Vierde lid: Minimaal gaat het hier om één representant per doelgroep. Samen vormen zij een afspiegeling van de doelgroepen die onder de wet vallen. Indien er geen representant van een bepaalde doelgroep of deskundige op een bepaald thema aanwezig is, kan de Wmo-raad informatie inwinnen buiten de Wmo-raad. Zevende lid: Leden van de Wmo-raad zijn geen lid van de gemeenteraad, noch werkzaam bij de gemeente en zijn in hun rol als lid van de Wmo-raad onafhankelijk van zorg- en welzijnaanbieders.

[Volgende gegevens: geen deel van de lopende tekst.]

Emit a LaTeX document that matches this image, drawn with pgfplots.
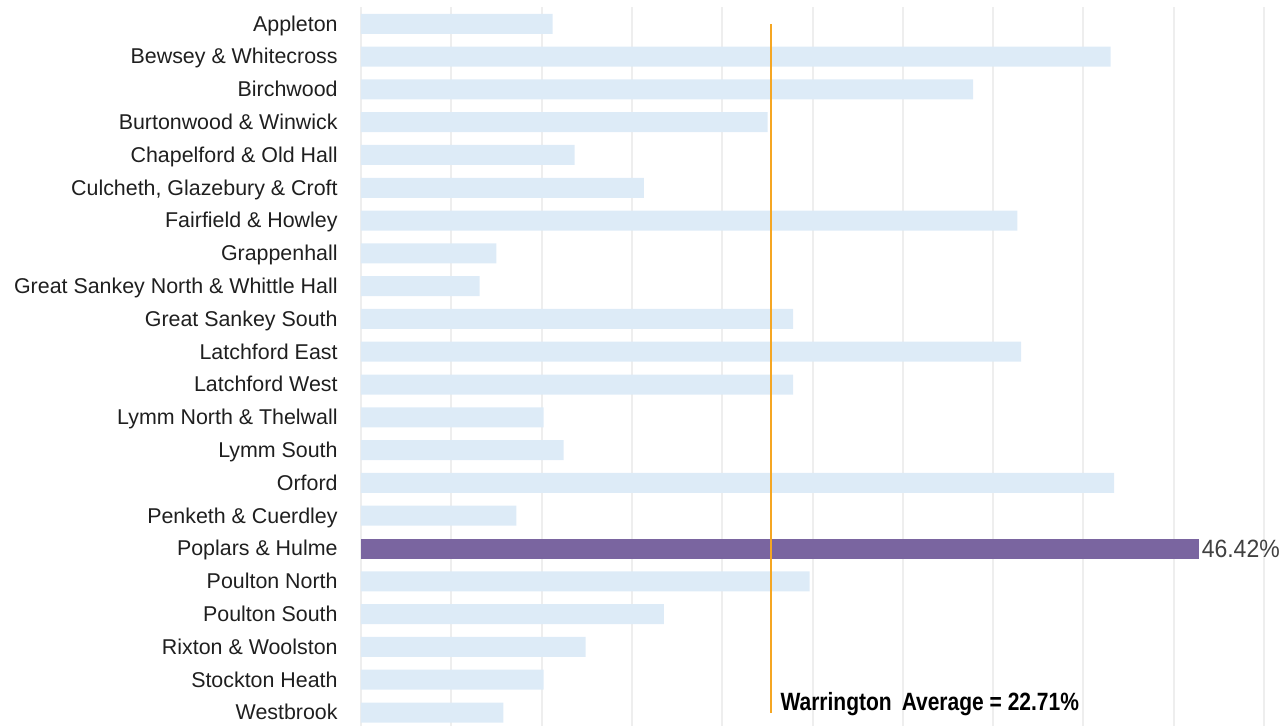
\documentclass[border=0pt]{standalone}
\usepackage{fontspec}
\setmainfont{Liberation Sans}
\newfontfamily\avgfamily[FakeStretch=0.84]{Liberation Sans}
\newfontfamily\valfamily[FakeStretch=0.92]{Liberation Sans}
\usepackage{pgfplots}
\pgfplotsset{compat=1.18}

\definecolor{barblue}{RGB}{221,235,247}
\definecolor{barpurple}{RGB}{122,101,160}
\definecolor{avgorange}{RGB}{245,166,35}
\definecolor{gridgray}{RGB}{238,238,238}
\definecolor{valgray}{RGB}{64,64,64}

\newcommand{\labelfont}{\fontsize{10.7}{12}\selectfont}
\newcommand{\avgfont}{\avgfamily\bfseries\fontsize{12.5}{14}\selectfont}
\newcommand{\valfont}{\valfamily\fontsize{12.5}{14}\selectfont}

\begin{document}
\begin{tikzpicture}
\begin{axis}[
    at={(0,0)}, anchor=south west,
    width=451.5pt, height=360.75pt, scale only axis,
    xmin=0, xmax=50,
    ymin=-0.5, ymax=21.5, y dir=reverse,
    xtick={0,5,...,50}, xticklabels={},
    ytick={0,...,21},
    yticklabels={Appleton, Bewsey \& Whitecross, Birchwood, Burtonwood \& Winwick,
        Chapelford \& Old Hall, {Culcheth, Glazebury \& Croft}, Fairfield \& Howley,
        Grappenhall, Great Sankey North \& Whittle Hall, Great Sankey South,
        Latchford East, Latchford West, Lymm North \& Thelwall, Lymm South, Orford,
        Penketh \& Cuerdley, Poplars \& Hulme, Poulton North, Poulton South,
        Rixton \& Woolston, Stockton Heath, Westbrook},
    xmajorgrids, major grid style={gridgray, line width=1pt},
    axis line style={draw=none}, tick style={draw=none},
    yticklabel style={font=\labelfont, text=black!88, anchor=east, inner sep=0pt,
        text height=7.7pt, text depth=2.3pt, xshift=-11.5pt, yshift=-1pt},
    clip=false,
]
% all wards except the highlighted one
\addplot[xbar, bar width=10pt, fill=barblue, draw=none] coordinates {
    (10.61,0) (41.50,1) (33.89,2) (22.51,3) (11.83,4) (15.66,5) (36.35,6)
    (7.49,7) (6.57,8) (23.93,9) (36.55,10) (23.93,11) (10.11,12) (11.22,13)
    (41.70,14) (8.60,15) (24.84,17) (16.77,18) (12.44,19) (10.11,20) (7.88,21)
};
% highlighted ward
\addplot[xbar, bar width=10pt, fill=barpurple, draw=none,
    point meta=x,
    nodes near coords={\pgfmathprintnumber[fixed,precision=2,fixed zerofill,assume math mode=true]{\pgfplotspointmeta}\%},
    every node near coord/.append style={font=\valfont, text=valgray, anchor=west, inner sep=1pt},
] coordinates {(46.42,16)};
% Warrington average
\addplot[avgorange, line width=1pt, no markers] coordinates {(22.71,0) (22.71,21)};
\node[anchor=west, inner sep=0pt, font=\avgfont, xshift=4.5pt] at (axis cs:22.71,20.74)
    {Warrington\hspace{0.4em}Average = 22.71\%};
\end{axis}
\pgfresetboundingbox
\path[use as bounding box] (-180.5pt,1.45pt) rectangle (461pt,364.45pt);
\end{tikzpicture}
\end{document}
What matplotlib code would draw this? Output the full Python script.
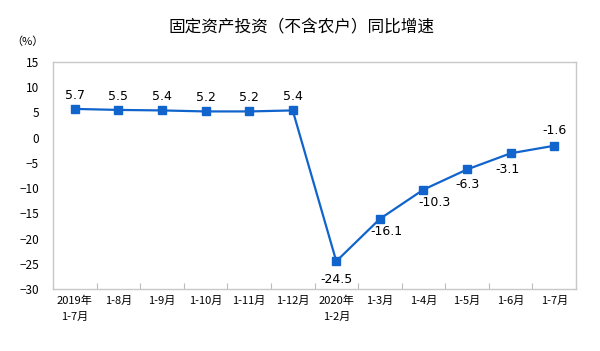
import matplotlib.pyplot as plt

plt.rcParams['font.family'] = ['Noto Sans CJK SC', 'DejaVu Sans']

# data
months = ['2019年\n1-7月', '1-8月', '1-9月', '1-10月', '1-11月', '1-12月',
          '2020年\n1-2月', '1-3月', '1-4月', '1-5月', '1-6月', '1-7月']
growth = [5.7, 5.5, 5.4, 5.2, 5.2, 5.4, -24.5, -16.1, -10.3, -6.3, -3.1, -1.6]
# label offsets in points (dx, dy)
label_offsets = [(0, 10), (0, 10), (0, 10), (0, 10), (0, 10), (0, 10),
                 (0, -13), (5, -9), (8, -9), (0, -11), (-2, -12), (0, 11)]

color = '#1064CC'

fig = plt.figure(figsize=(6, 3.51), dpi=100)
ax = fig.add_axes([53 / 600, 1 - 289 / 351, 523 / 600, 227 / 351])

x = [i + 0.5 for i in range(len(growth))]
ax.plot(x, growth, color=color, lw=1.6, marker='s', ms=6)

for xi, v, (dx, dy) in zip(x, growth, label_offsets):
    ax.annotate(f'{v:.1f}', (xi, v), xytext=(dx, dy), textcoords='offset points',
                ha='center', va='center', fontsize=9, family='DejaVu Sans')

ax.set_xlim(0, len(growth))
ax.set_ylim(-30, 15)
ax.set_yticks(range(-30, 16, 5))
ax.set_xticks(range(len(growth) + 1))
ax.set_xticklabels([])
ax.set_xticks(x, minor=True)
ax.set_xticklabels(months, minor=True, fontsize=8, linespacing=1.7)
ax.tick_params(axis='x', which='major', direction='in', length=4, color='#bbbbbb')
ax.tick_params(axis='x', which='minor', length=0, pad=5)
ax.tick_params(axis='y', length=0, labelsize=8.5, pad=10)
for s in ax.spines.values():
    s.set_color('#c8c8c8')
    s.set_linewidth(1)

fig.text(302 / 600, 1 - 28 / 351, '固定资产投资（不含农户）同比增速',
         ha='center', va='center', fontsize=12)
fig.text(27 / 600, 1 - 42 / 351, '（%）', ha='center', va='center', fontsize=8)

fig.savefig('out.png')
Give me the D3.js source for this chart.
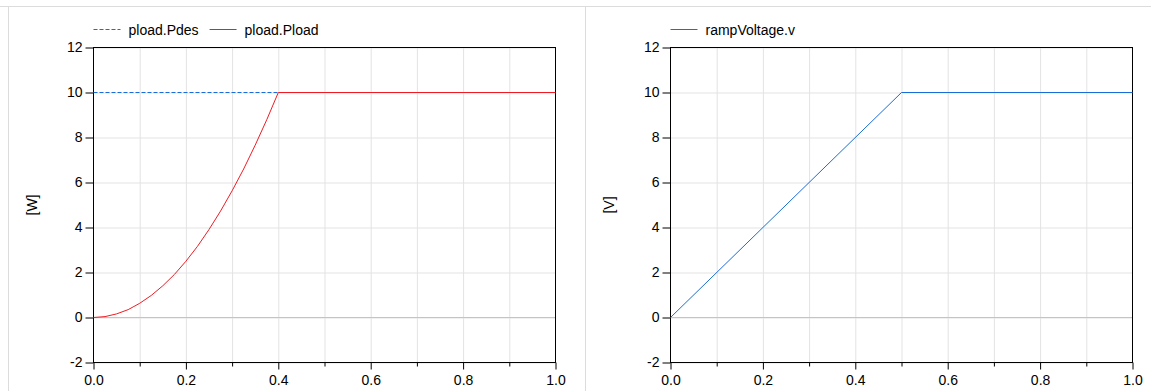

Eerste, tweede en derde lid: Voorzitter en leden worden voor een bepaalde periode benoemd. De termijn van aan- en aftreden wordt beschreven in het huishoudelijk reglement. Het is niet wenselijk voor de ervaring en continuïteit dat de samenstelling van de Wmo-raad in haar geheel regelmatig wijzigt. De Wmo-raad zal in het huishoudelijk reglement aangeven hoe deze continuïteit wordt geregeld middels een aan- en aftreedschema.
Dit artikel behoeft geen toelichting.
Eerste lid: De kosten die het college vergoedt om redelijkerwijze in staat te zijn in het kader van de uitvoering van deze verordening taken uit de voeren zijn vergoedingen voor de volgende onkosten: speciale faciliteiten vanwege beperkingen, presentiegeld, deskundigheidsbevordering, documentatie, ondersteuning, kantoorkosten, vergaderruimte, overleg met de achterban, PR, overleg met en raadpleging van eigen en andere doelgroep.
Het college stelt een budget beschikbaar afhankelijk van de beschikbare begroting, waarbij de hoogte van de presentiegelden wordt vastgesteld. Het budget blijft onder de verantwoordelijkheid van de gemeente Beverwijk. Dit wil zeggen dat het budget (deels) voor andere zaken kan worden aangewend wanneer blijkt dat de Wmo-raad het budget niet geheel nodig heeft. De Wmo-raad wordt hiervan vooraf door de gemeente op de hoogte gebracht.
Eerste lid: Het streven is om in goed onderling overleg te komen tot oplossingen voor situaties waarin deze verordening niet voorziet. De uiteindelijke beslissingsbevoegdheid ligt bij het college.